The same type of thinking led McGarvey and Navy veteran William Babcock to approach the Upper St. Clair commissioners about a dozen years ago with an idea for the township to honor those who served in all branches of the military.
“Upper St. Clair, chartered in 1788, had never had any kind of park to commemorate the sacrifices of our veterans,” Ched Mertz, a former commissioner and chief organizer of the Veterans Day observance, said, adding that McGarvey helped to tie the rebar for the concrete on which those in attendance were standing. “He led us as we embarked on the process of designing the park, raising the money and building it.”

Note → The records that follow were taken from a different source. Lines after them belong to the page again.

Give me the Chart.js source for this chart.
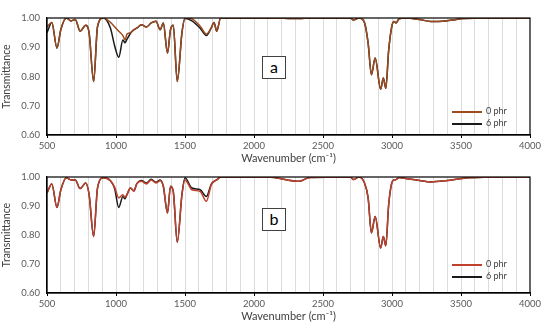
<!DOCTYPE html>
<html>
<head>
<meta charset="utf-8">
<script src="https://cdn.jsdelivr.net/npm/chart.js@4.4.1/dist/chart.umd.min.js"></script>
<style>
  body { margin: 0; background: #fff; }
  #wrap { position: relative; width: 550px; height: 330px; font-family: Lato, "Open Sans", sans-serif; }
  .panel { position: absolute; left: 0; width: 550px; height: 165px; }
  .tag { position: absolute; width: 22px; height: 21px; border: 1px solid #404040; background: #fff;
         font-size: 16px; font-weight: 400; line-height: 20px; text-align: center; color: #000; }
  .leg { position: absolute; left: 452px; width: 80px; font-size: 9px; color: #404040; white-space: nowrap; }
  .leg div { height: 12px; position: relative; }
  .leg span.ln { display: block; position: absolute; left: 0; top: 5px; width: 30px; height: 2px; }
  .leg span.tx { display: block; position: absolute; left: 34px; top: -1px; }
</style>
</head>
<body>
<div id="wrap">
  <div class="panel" style="top:0"><canvas id="chartA"></canvas></div>
  <div class="panel" style="top:165px"><canvas id="chartB"></canvas></div>
  <div class="tag" style="left:262px;top:56px">a</div>
  <div class="tag" style="left:262px;top:208px">b</div>
  <div class="leg" style="top:106px">
    <div><span class="ln" style="background:#9C4A1E"></span><span class="tx">0 phr</span></div>
    <div><span class="ln" style="background:#1a1a1a"></span><span class="tx">6 phr</span></div>
  </div>
  <div class="leg" style="top:259px">
    <div><span class="ln" style="background:#C0412B"></span><span class="tx">0 phr</span></div>
    <div><span class="ln" style="background:#1a1a1a"></span><span class="tx">6 phr</span></div>
  </div>
</div>
<script>
// wavenumber grid (cm-1)
const wavenumbers = [500, 535, 572, 600, 640, 675, 705, 740, 780, 805, 838, 866, 908, 960, 990,
  1020, 1050, 1065, 1080, 1105, 1130, 1150, 1185, 1220, 1255, 1290, 1320, 1343, 1373, 1395,
  1415, 1444, 1478, 1500, 1550, 1610, 1655, 1690, 1710, 1730, 1758, 1900, 2100, 2330, 2400,
  2700, 2720, 2760, 2800, 2827, 2851, 2878, 2918, 2937, 2955, 2976, 2998, 3015, 3030, 3050,
  3100, 3200, 3280, 3400, 3520, 3700, 4000];

// panel a
const a0phr = [0.970, 0.985, 0.897, 0.960, 1.000, 0.990, 0.995, 0.955, 0.975, 0.950, 0.783, 0.970, 1.000, 0.985, 0.970,
  0.955, 0.940, 0.925, 0.945, 0.950, 0.960, 0.965, 0.977, 0.969, 0.983, 0.989, 0.960, 0.983, 0.880, 0.960,
  0.975, 0.783, 0.950, 1.000, 0.997, 0.972, 0.945, 0.966, 0.985, 0.955, 1.000, 1.000, 1.000, 0.998, 1.000,
  1.000, 0.993, 1.000, 0.985, 0.914, 0.806, 0.863, 0.757, 0.795, 0.760, 0.890, 0.970, 0.988, 0.983, 0.997,
  1.000, 0.995, 0.988, 0.991, 0.998, 1.000, 1.000];
const a6phr = [0.950, 0.985, 0.897, 0.960, 1.000, 0.990, 0.995, 0.955, 0.975, 0.950, 0.783, 0.970, 1.000, 0.965, 0.905,
  0.866, 0.925, 0.915, 0.928, 0.948, 0.960, 0.965, 0.977, 0.969, 0.983, 0.989, 0.960, 0.983, 0.880, 0.960,
  0.975, 0.783, 0.950, 0.998, 0.990, 0.965, 0.940, 0.966, 0.985, 0.955, 1.000, 1.000, 1.000, 0.998, 1.000,
  1.000, 0.993, 1.000, 0.985, 0.914, 0.806, 0.863, 0.757, 0.795, 0.760, 0.890, 0.970, 0.988, 0.983, 0.997,
  1.000, 0.995, 0.988, 0.991, 0.998, 1.000, 1.000];

// panel b
const b0phr = [0.945, 0.976, 0.895, 0.955, 0.997, 0.990, 0.990, 0.960, 0.979, 0.940, 0.795, 0.962, 0.997, 0.987, 0.965,
  0.928, 0.939, 0.930, 0.940, 0.962, 0.952, 0.976, 0.985, 0.976, 0.990, 0.979, 0.987, 0.968, 0.876, 0.968,
  0.950, 0.775, 0.940, 0.990, 0.956, 0.950, 0.916, 0.972, 0.985, 0.990, 1.000, 1.000, 1.000, 0.985, 0.998,
  1.000, 0.991, 1.000, 0.980, 0.928, 0.807, 0.864, 0.755, 0.795, 0.763, 0.905, 0.979, 0.990, 0.991, 0.998,
  0.995, 0.988, 0.983, 0.988, 0.996, 0.999, 1.000];
const b6phr = [0.945, 0.976, 0.895, 0.955, 0.997, 0.990, 0.990, 0.960, 0.979, 0.940, 0.795, 0.962, 0.997, 0.987, 0.960,
  0.895, 0.933, 0.925, 0.940, 0.962, 0.952, 0.976, 0.988, 0.979, 0.992, 0.982, 0.990, 0.968, 0.876, 0.968,
  0.950, 0.775, 0.940, 0.997, 0.962, 0.956, 0.933, 0.975, 0.985, 0.990, 1.000, 1.000, 1.000, 0.985, 0.998,
  1.000, 0.991, 1.000, 0.980, 0.928, 0.807, 0.864, 0.755, 0.795, 0.763, 0.905, 0.979, 0.990, 0.991, 0.998,
  0.995, 0.988, 0.983, 0.988, 0.996, 0.999, 1.000];

const yTicks = [0.6, 0.7, 0.8, 0.9, 1.0];

const frame = {
  id: "frame",
  afterDatasetsDraw(chart) {
    const { ctx, chartArea: a } = chart;
    ctx.save();
    ctx.strokeStyle = "#000";
    ctx.lineWidth = 1.2;
    ctx.strokeRect(a.left, a.top, a.right - a.left, a.bottom - a.top);
    ctx.restore();
  }
};

function pts(vals) {
  return wavenumbers.map((w, i) => ({ x: w, y: vals[i] }));
}

function buildChart(id, series0, series6, color0, padTop, padBottom) {
  new Chart(document.getElementById(id), {
    type: "line",
    data: {
      datasets: [
        { label: "0 phr", data: pts(series0), borderColor: color0, borderWidth: 1.5 },
        { label: "6 phr", data: pts(series6), borderColor: "#1a1a1a", borderWidth: 1.5 }
      ]
    },
    options: {
      responsive: false,
      animation: false,
      events: [],
      layout: { padding: { top: padTop, right: 20, bottom: padBottom, left: 0 } },
      elements: { point: { radius: 0 }, line: { cubicInterpolationMode: "monotone" } },
      plugins: { legend: { display: false }, tooltip: { enabled: false } },
      scales: {
        x: {
          type: "linear", min: 500, max: 4000,
          afterBuildTicks: s => { s.ticks = []; for (let v = 500; v <= 4000; v += 100) s.ticks.push({ value: v }); },
          afterFit: s => { s.height = 30; },
          ticks: {
            autoSkip: false, maxRotation: 0, padding: 2,
            color: "#595959", font: { family: "Lato", size: 9.5 },
            callback: v => (v % 500 === 0 ? v : "")
          },
          grid: {
            color: c => (c.tick && c.tick.value > 500 && c.tick.value < 4000 ? "#dcdcdc" : "transparent"),
            tickColor: c => (c.tick && c.tick.value % 500 === 0 ? "#000" : "transparent"),
            tickLength: 3, lineWidth: 1
          },
          border: { color: "#000", width: 1.2 },
          title: {
            display: true, text: "Wavenumber (cm\u207B\u00B9)", color: "#404040",
            font: { family: "Lato", size: 11 }, padding: { top: 1, bottom: 0 }
          }
        },
        y: {
          min: 0.6, max: 1.0,
          afterBuildTicks: s => { s.ticks = yTicks.map(v => ({ value: v })); },
          afterFit: s => { s.width = 47; },
          ticks: { color: "#595959", font: { family: "Lato", size: 9.5 }, padding: 4, callback: v => v.toFixed(2) },
          grid: { display: false, tickLength: 3 },
          border: { color: "#000", width: 1.2 },
          title: {
            display: true, text: "Transmittance", color: "#404040",
            font: { family: "Lato", size: 10.5 }, padding: { top: 0, bottom: 2 }
          }
        }
      }
    },
    plugins: [frame]
  });
}

for (const id of ["chartA", "chartB"]) {
  const c = document.getElementById(id);
  c.width = 550; c.height = 165;
}

buildChart("chartA", a0phr, a6phr, "#9C4A1E", 18, 0);
buildChart("chartB", b0phr, b6phr, "#C0412B", 12, 7);
</script>
</body>
</html>
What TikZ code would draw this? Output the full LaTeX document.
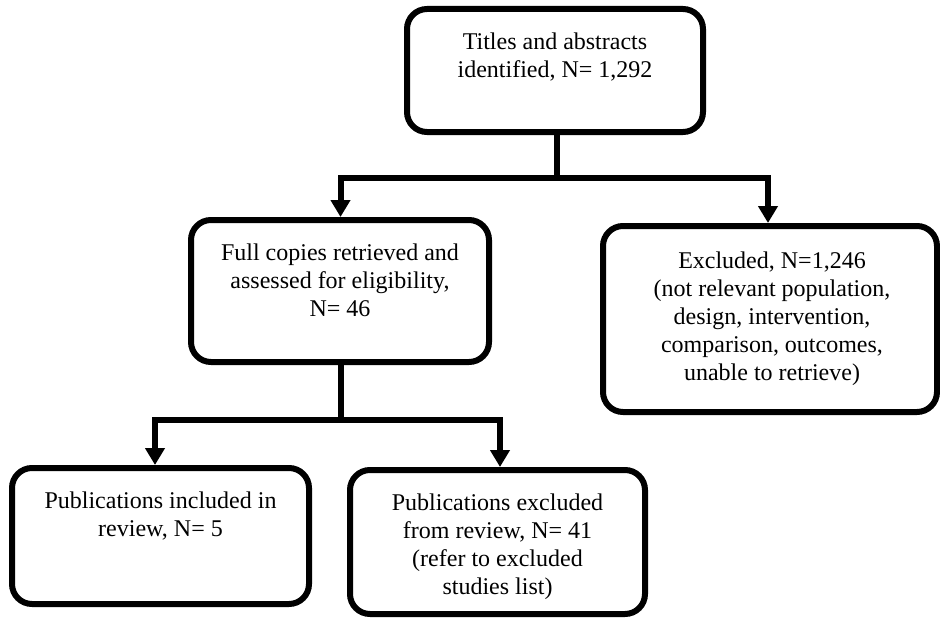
\documentclass[tikz,border=0pt]{standalone}
\usepackage{fontspec}
\setmainfont{Liberation Serif}
\usetikzlibrary{arrows.meta}
\tikzset{
  box/.style={draw=black, line width=6pt, rounded corners=20pt, rectangle, inner sep=0pt, fill=white},
  txt/.style={anchor=north, align=center, inner sep=0pt, font=\fontsize{24}{28}\selectfont},
  conn/.style={draw=black, line width=6pt},
  arr/.style={conn, -{Triangle[width=19pt,length=17pt]}}
}
\begin{document}
\begin{tikzpicture}[x=1pt,y=-1pt]
\useasboundingbox (0,0) rectangle (940,618);
\node[box, minimum width=296pt, minimum height=123pt] (top) at (555,70.5) {};
\node[box, minimum width=298pt, minimum height=142pt] (full) at (340,291) {};
\node[box, minimum width=334pt, minimum height=186pt] (excl) at (770,319) {};
\node[box, minimum width=297pt, minimum height=136pt] (incl) at (160.5,536) {};
\node[box, minimum width=295pt, minimum height=144pt] (pubex) at (497.5,542) {};

\node[txt] (ttop) at ([yshift=-27pt]top.north) {Titles and abstracts\\identified, N= 1,292};
\node[txt] (tfull) at ([yshift=-27pt]full.north) {Full copies retrieved and\\assessed for eligibility,\\N= 46};
\node[txt, xshift=2pt] (texcl) at ([yshift=-29pt]excl.north) {Excluded, N=1,246\\(not relevant population,\\design, intervention,\\comparison, outcomes,\\unable to retrieve)};
\node[txt] (tincl) at ([yshift=-27pt]incl.north) {Publications included in\\review, N= 5};
\node[txt] (tpubex) at ([yshift=-27pt]pubex.north) {Publications excluded\\from review, N= 41\\(refer to excluded\\studies list)};

\coordinate (j1) at (557,178);
\coordinate (j2) at (341,420);
\draw[conn] (j1 |- top.south) -- (j1);
\draw[arr] (j1) -| ([xshift=0.5pt]full.north);
\draw[arr] (j1) -| ([xshift=-2pt]excl.north);
\draw[conn] (j2 |- full.south) -- (j2);
\draw[arr] (j2) -| ([xshift=-5.5pt]incl.north);
\draw[arr] (j2) -| ([xshift=2.5pt]pubex.north);
\end{tikzpicture}
\end{document}
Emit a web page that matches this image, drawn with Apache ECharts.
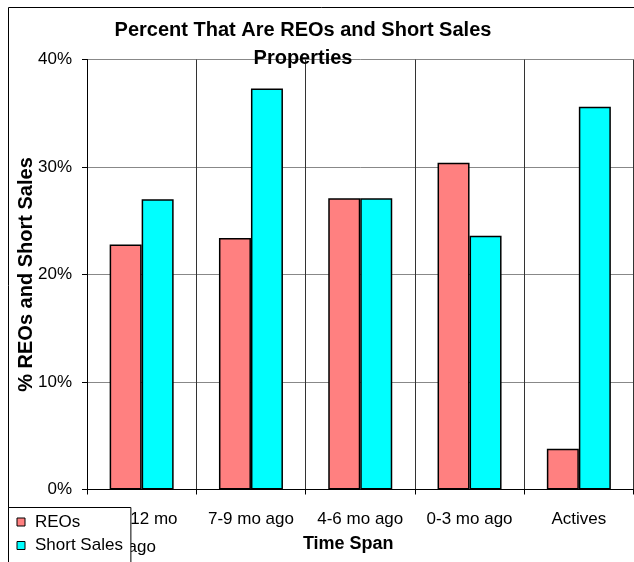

McGarvey is a Vietnam War veteran, as are Accamando and the ceremony’s featured speaker, former state auditor general Jack Wagner.
“I went to Vietnam on the same ship as T.J. McGarvey,” Wagner said. “And he’s done so much. I know no Marine – I’ve known no veteran – who has done more.”
He also served as president of the Pittsburgh-Allegheny County Vietnam Veterans Monument Committee, spearheading efforts that led to the construction of the monument on the North Shore bank of the Ohio River. A poem he wrote, “Welcome Home,” is inscribed on one of its walls.

Harry Funk / The Almanac
Harry Funk / The Almanac
Former state auditor general Jack Wagner, a Marine Corps veteran and Indiana University of Pennsylvania graduate, speaks during the observance.
McGarvey entered the Marine Corps in 1966 and served in Vietnam from March 1967 through April 1968. He fought with the 1st Battalion, 9th Marine Regiment, 3rd Marine Division.
During his time in Vietnam, his battalion earned the nickname “The Walking Dead” for the casualties they suffered, which were among the highest in Marine Corps history. Wounded in April 1967, he refused the Purple Heart so as not to upset his mother, according to the story he told in his interview for the Veterans Voices of Pittsburgh project.
“On behalf of him, I would say to you: Thinking of him and the veterans we honor today, look forward and not backward,” Accamando told those attending the observance, “and be proud of T.J. McGarvey and this great country of ours.”